SHORT PROBLEM:
Retype exactly the lines from the first one through the line with "year_len = [12, 12, 3]", including both ends; skip any pictures.

** begin **

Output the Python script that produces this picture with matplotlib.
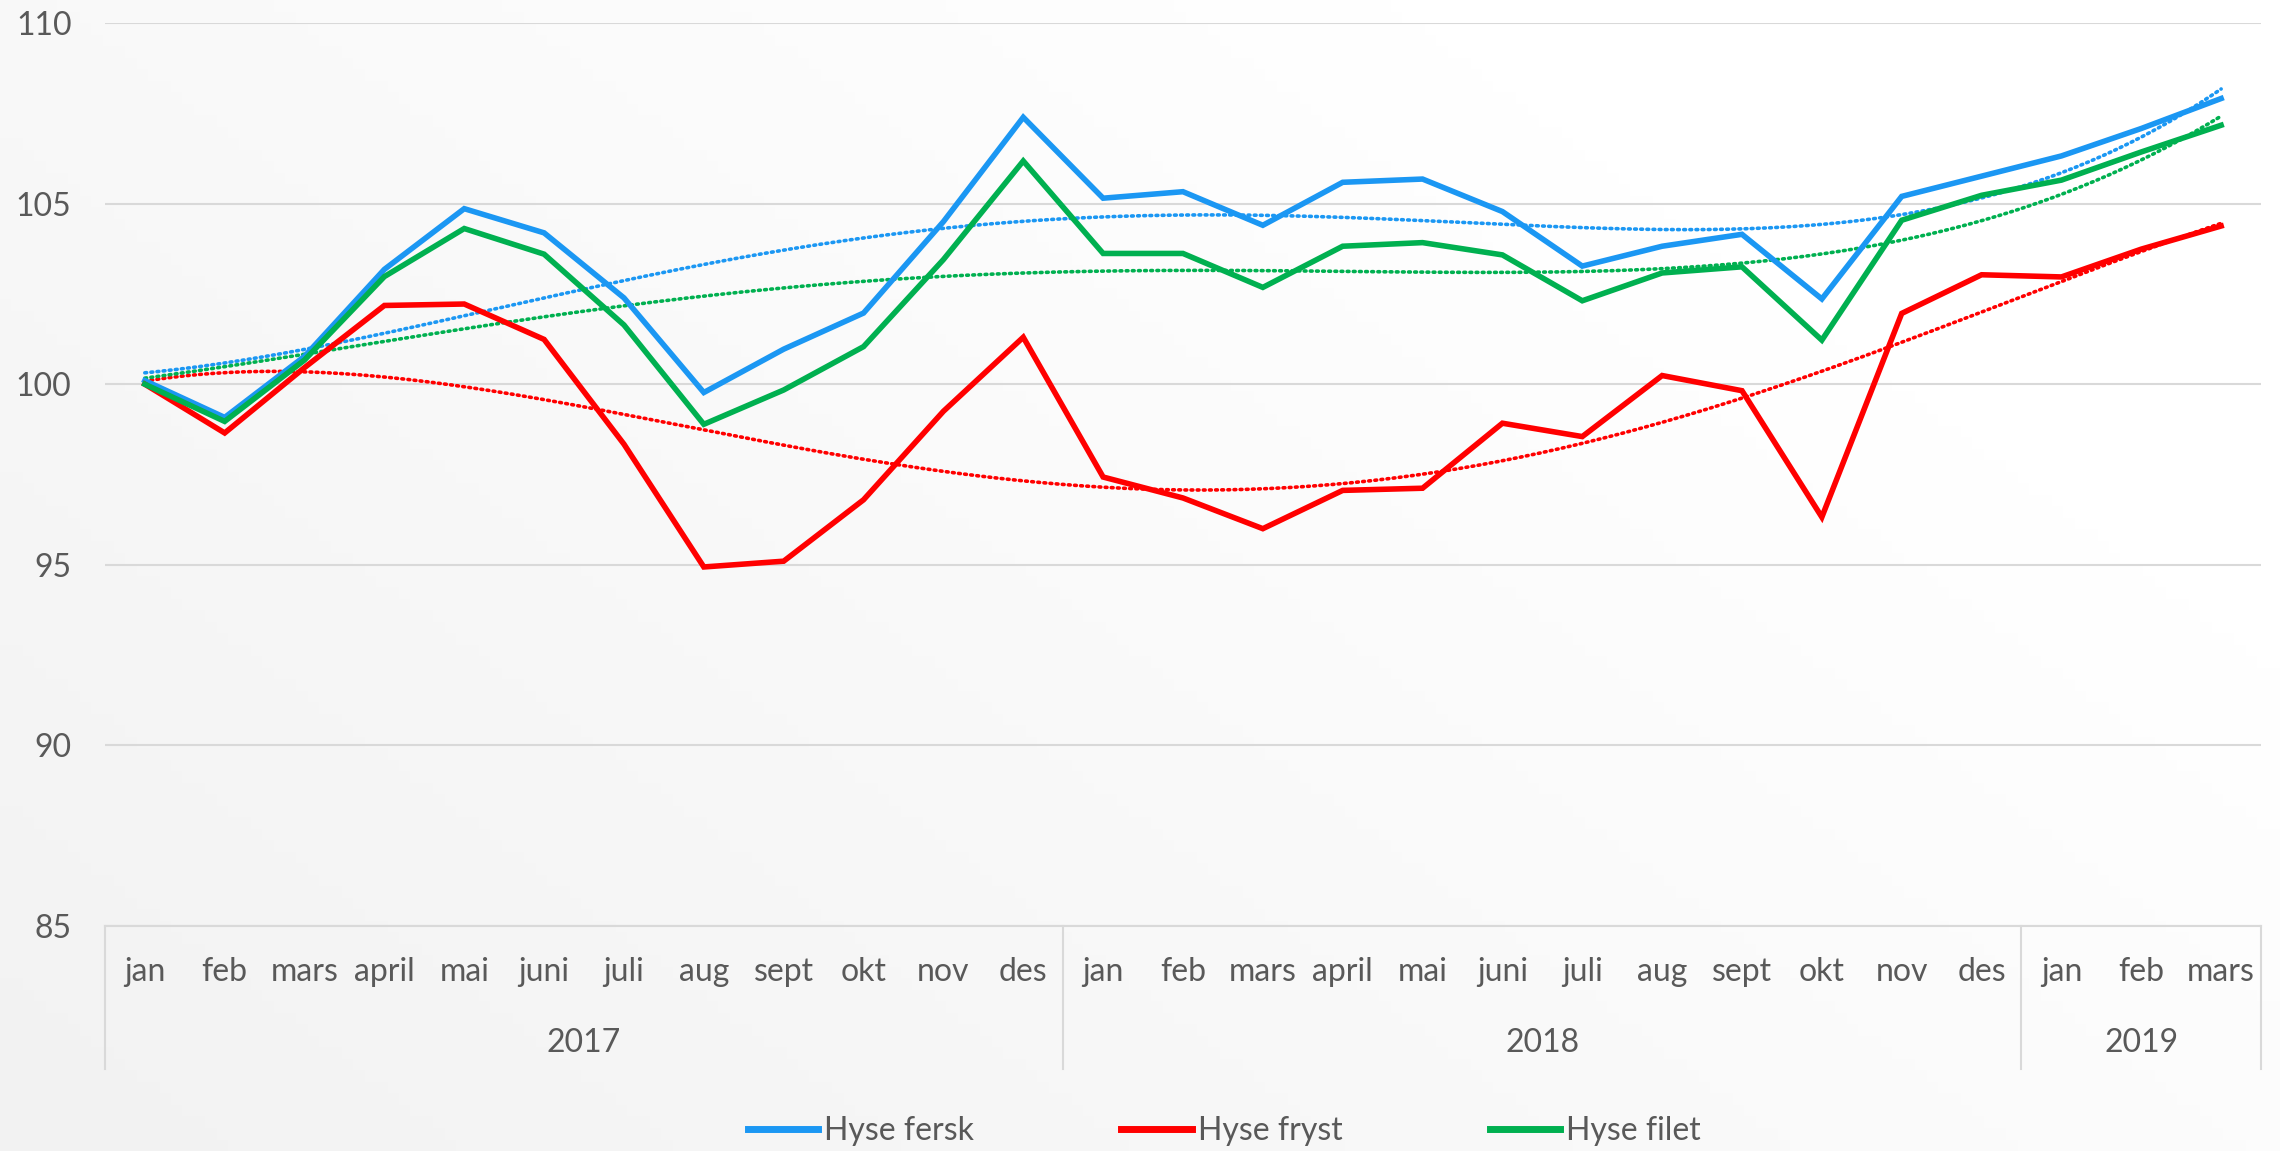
#! /usr/bin/env python3

import numpy as np
from matplotlib import pyplot as plt
from matplotlib.lines import Line2D
from matplotlib.colors import LinearSegmentedColormap

plt.rcParams['font.family'] = ['Lato', 'DejaVu Sans']
plt.rcParams['font.size'] = 23

months = ['jan', 'feb', 'mars', 'april', 'mai', 'juni', 'juli', 'aug', 'sept', 'okt', 'nov', 'des',
          'jan', 'feb', 'mars', 'april', 'mai', 'juni', 'juli', 'aug', 'sept', 'okt', 'nov', 'des',
          'jan', 'feb', 'mars']
years = ['2017', '2018', '2019']
year_len = [12, 12, 3]

hyse_fersk = [100.1, 99.08, 100.77, 103.18, 104.86, 104.19, 102.39, 99.77, 100.97, 101.97, 104.5, 107.39,
              105.15, 105.33, 104.40, 105.59, 105.68, 104.78, 103.27, 103.82, 104.15, 102.36, 105.20, 105.76,
              106.32, 107.08, 107.91]
hyse_fryst = [100.0, 98.65, 100.46, 102.18, 102.22, 101.24, 98.34, 94.94, 95.10, 96.80, 99.25, 101.30,
              97.43, 96.85, 96.0, 97.06, 97.12, 98.92, 98.55, 100.24, 99.82, 96.32, 101.96, 103.03,
              102.97, 103.74, 104.38]
hyse_filet = [100.0, 98.97, 100.67, 102.98, 104.31, 103.6, 101.64, 98.89, 99.84, 101.04, 103.45, 106.18,
              103.62, 103.62, 102.68, 103.82, 103.92, 103.58, 102.31, 103.08, 103.25, 101.22, 104.54, 105.23,
              105.65, 106.43, 107.17]

series = {
    'Hyse fersk': (hyse_fersk, '#1b97f3'),
    'Hyse fryst': (hyse_fryst, '#ff0000'),
    'Hyse filet': (hyse_filet, '#00b050'),
}
trend_order = 4
txt_col = '#595959'
grid_col = '#d9d9d9'

fig = plt.figure(figsize=(22.8, 11.51), dpi=100)

# soft diagonal background gradient
bg = fig.add_axes([0, 0, 1, 1], zorder=-10)
gx, gy = np.meshgrid(np.linspace(0, 1, 200), np.linspace(0, 1, 100))
g = np.clip((gx * 0.6 + gy * 0.4) * 1.3, 0, 1)
cmap = LinearSegmentedColormap.from_list('bg', ['#f2f2f2', '#ffffff'])
bg.imshow(g, cmap=cmap, origin='lower', aspect='auto', extent=[0, 1, 0, 1])
bg.axis('off')

ax = fig.add_axes([0.046, 0.1955, 0.9457, 0.7845])
ax.patch.set_alpha(0)
x = np.arange(len(months))

for name, (vals, col) in series.items():
    ax.plot(x, vals, color=col, lw=4.0, solid_joinstyle='miter', label=name, zorder=3)
    coef = np.polyfit(x, vals, trend_order)
    xs = np.linspace(0, len(months) - 1, 300)
    ax.plot(xs, np.polyval(coef, xs), color=col, lw=2.6, ls=(0, (0.5, 1.2)),
            dash_capstyle='round', zorder=2)

ax.set_xlim(-0.5, len(months) - 0.5)
ax.set_ylim(85, 110)
ax.set_yticks([85, 90, 95, 100, 105, 110])
ax.yaxis.grid(True, color=grid_col, lw=1.5)
ax.set_axisbelow(True)
for s in ['top', 'right', 'left']:
    ax.spines[s].set_visible(False)
ax.spines['bottom'].set_color(grid_col)
ax.spines['bottom'].set_linewidth(1.5)
ax.tick_params(axis='y', length=0, pad=24, labelcolor=txt_col, labelsize=23)
ax.tick_params(axis='x', length=0, pad=22, labelcolor=txt_col, labelsize=23)
ax.set_xticks(x)
ax.set_xticklabels(months)

# year row + separators
trans = ax.get_xaxis_transform()
start = 0
seps = [-0.5]
for yr, n in zip(years, year_len):
    ax.text(start + (n - 1) / 2, -0.13, yr, transform=trans, ha='center', va='center',
            color=txt_col, fontsize=23)
    start += n
    seps.append(start - 0.5)
for s in seps:
    ax.plot([s, s], [0, -0.158], transform=trans, color=grid_col, lw=1.5, clip_on=False)

handles = [Line2D([], [], color=c, lw=5) for _, c in series.values()]
fig.legend(handles, list(series.keys()), loc='center', bbox_to_anchor=(0.537, 0.017), ncol=3,
           frameon=False, handlelength=2.2, handletextpad=0.2, columnspacing=4.6,
           labelcolor=txt_col, fontsize=23)

fig.savefig('out.png', dpi=100)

** end **

TASK OUTPUT:
Output the Python script that produces this picture with matplotlib.
#! /usr/bin/env python3

import numpy as np
from matplotlib import pyplot as plt
from matplotlib.lines import Line2D
from matplotlib.colors import LinearSegmentedColormap

plt.rcParams['font.family'] = ['Lato', 'DejaVu Sans']
plt.rcParams['font.size'] = 23

months = ['jan', 'feb', 'mars', 'april', 'mai', 'juni', 'juli', 'aug', 'sept', 'okt', 'nov', 'des',
          'jan', 'feb', 'mars', 'april', 'mai', 'juni', 'juli', 'aug', 'sept', 'okt', 'nov', 'des',
          'jan', 'feb', 'mars']
years = ['2017', '2018', '2019']
year_len = [12, 12, 3]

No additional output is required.